Ah, the Olympics. It isn’t half bad once you leave aside its inherent affinity for catastrophic debt and white elephants. So while the legacy of this year’s sporting extravaganza will unfortunately (but most likely) trend towards the experiences of previous host cities, the official videogame’s fate sadly isn’t much different either.
As you’d expect, London 2012 – the game, that is – doesn’t stray far from established conventions. It’s a collection of mostly well done mini-games that can be played either individually or in local multiplayer. What developer Sega Australia has done differently though, is structure these mini-games into a campaign of sorts – one where you pick a country to represent and playthrough ten days of sporting competition, and try and top the medals table by the end of it.
You’re in for disappointment right off the block however, as the developers only saw fit to include a paltry selection of countries to pick from at the start of your campaign. And there’s no India anywhere. Sure, the game gives you a different athlete for each event and even lets you do a bit of minor character customization (including unlocking alternative clothing and changing their names), but the models themselves are all made of preset parts and it boggles the mind why they didn’t just add more flags, skin tones, and ethnic names.
That aside, the graphics are a lot better than you’d expect them to be. The stadiums are appropriately huge and there are enough incidental animations, officials, spectators and the media alike to make you feel like you’re participating in an honest to goodness sporting event. Your athlete’s animations are also well done and reflect your controller inputs to the appropriate degree.
I also found the commentary to be unusually good, with both Seth Bennett and Allison Curbishley making accurate calls, getting appropriately excited and generally selling the events well. The official (and godawful) London logo and branding is all over the place, with the TV style presentation filled with authentic looking wipes, transitions and graphic overlays. It’s also worth noting that at no point does the illusion break – animations transition seamlessly from pre-event to post-event to the medal ceremonies (national anthems included), and the editing and camera angles (including replays) are all television quality.
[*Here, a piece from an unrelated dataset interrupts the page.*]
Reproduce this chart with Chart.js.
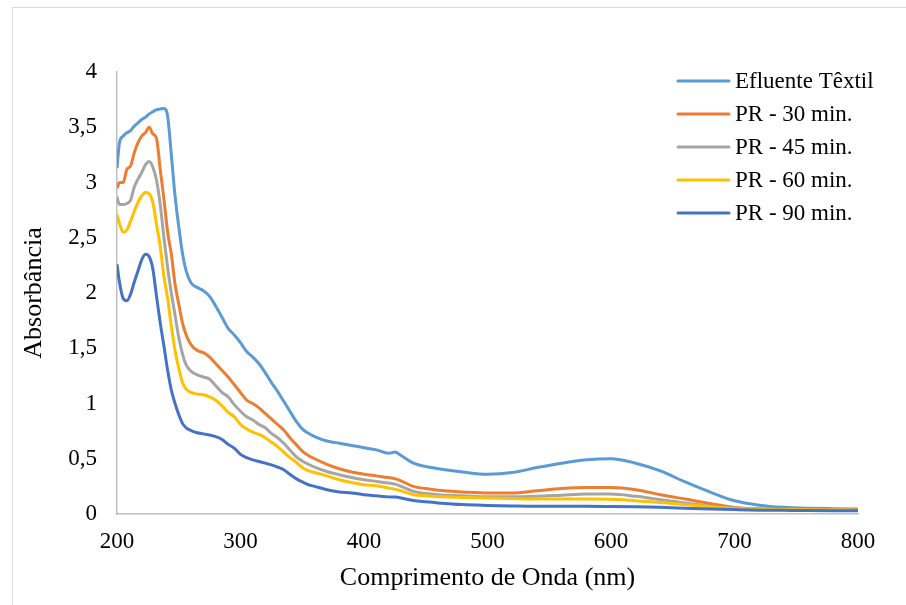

The campaign requires you to choose a couple of sports from a list for each of the ten days of competition. You then go through one qualifying round for each sport, and a final round providing you’ve qualified for it. There are 40-odd sports to choose from (split into track & field, swimming and driving, shooting, gymnastics, archery and other sports), and while that sounds like a big enough number, keep in mind that a lot of them are variations of the same event types (albeit with subtly varying controls). So there are multiple swimming and track events for instance, some of which require you to jump a hurdle, move your analog sticks in a different manner than usual, or conserve stamina over long distances.
Similarities aside, the breadth of events in the game still leaves you wanting more. While its understandable that including events such as basketball, football, boxing or tennis (and thereby going up against the FIFAs, NBA 2Ks, Top Spins and Fight Nights of the gaming world) would have been a fools errand, there were a whole lot of other smaller, lower profile sports that they could have been thrown in to beef up the roster instead.
To the game’s credit, the sports that are here don’t require you to button mash (aside from weightlifting). The keys to winning have more to do with tapping buttons or moving the analog stick at a rhythmic pace or tilting them at the right angle than old school brute force button hammering, so there’s some strategy involved as well. Events such as diving and gymnastics also let you choose increasingly complex routines that you then perform as a series of QTEs. Hit them all and you’ll nail a flawless routine and win the judges over. There’s a tutorial for each sport that’s thankfully always playable before you actually start the event proper.
Since you can only pick two sports a day over a ten-day campaign, there’s enough incentive for a second playthrough because you can then pick the ones you missed the first time round. Aside from the campaign, you can also play events individually, or create playlists of your preferred events. There’s also a local multiplayer party play mode where you compete in tandem or pass the controller round the couch. It’s fun enough and has a structure that’s very reminiscent of Kinect Sports.
And speaking of, The Xbox 360 version of London 2012 comes with Kinect support for party play. Not all events are included, and some of the implementations can be a bit dodgy in interpreting your movements, but it mostly works as advertised. Some of the events have also been re-structured into mini-games for the party play mode as well. It’s a distraction, and a fun one while it lasts.
It isn’t that London 2012 isn’t a good game. It’s really well made, much more so than you’d think. What holds it back however, is the fact that most of its events can be completed in a handful of minutes and not everyone would want to re-do them ad infinitum. Its works better if you have a group of friends to play against, but it’d be a stretch to call it a full price purchase even if that were the case. And that’s just the nature of the Olympics, really. A week of fun and you’re left with a questionable investment soon after.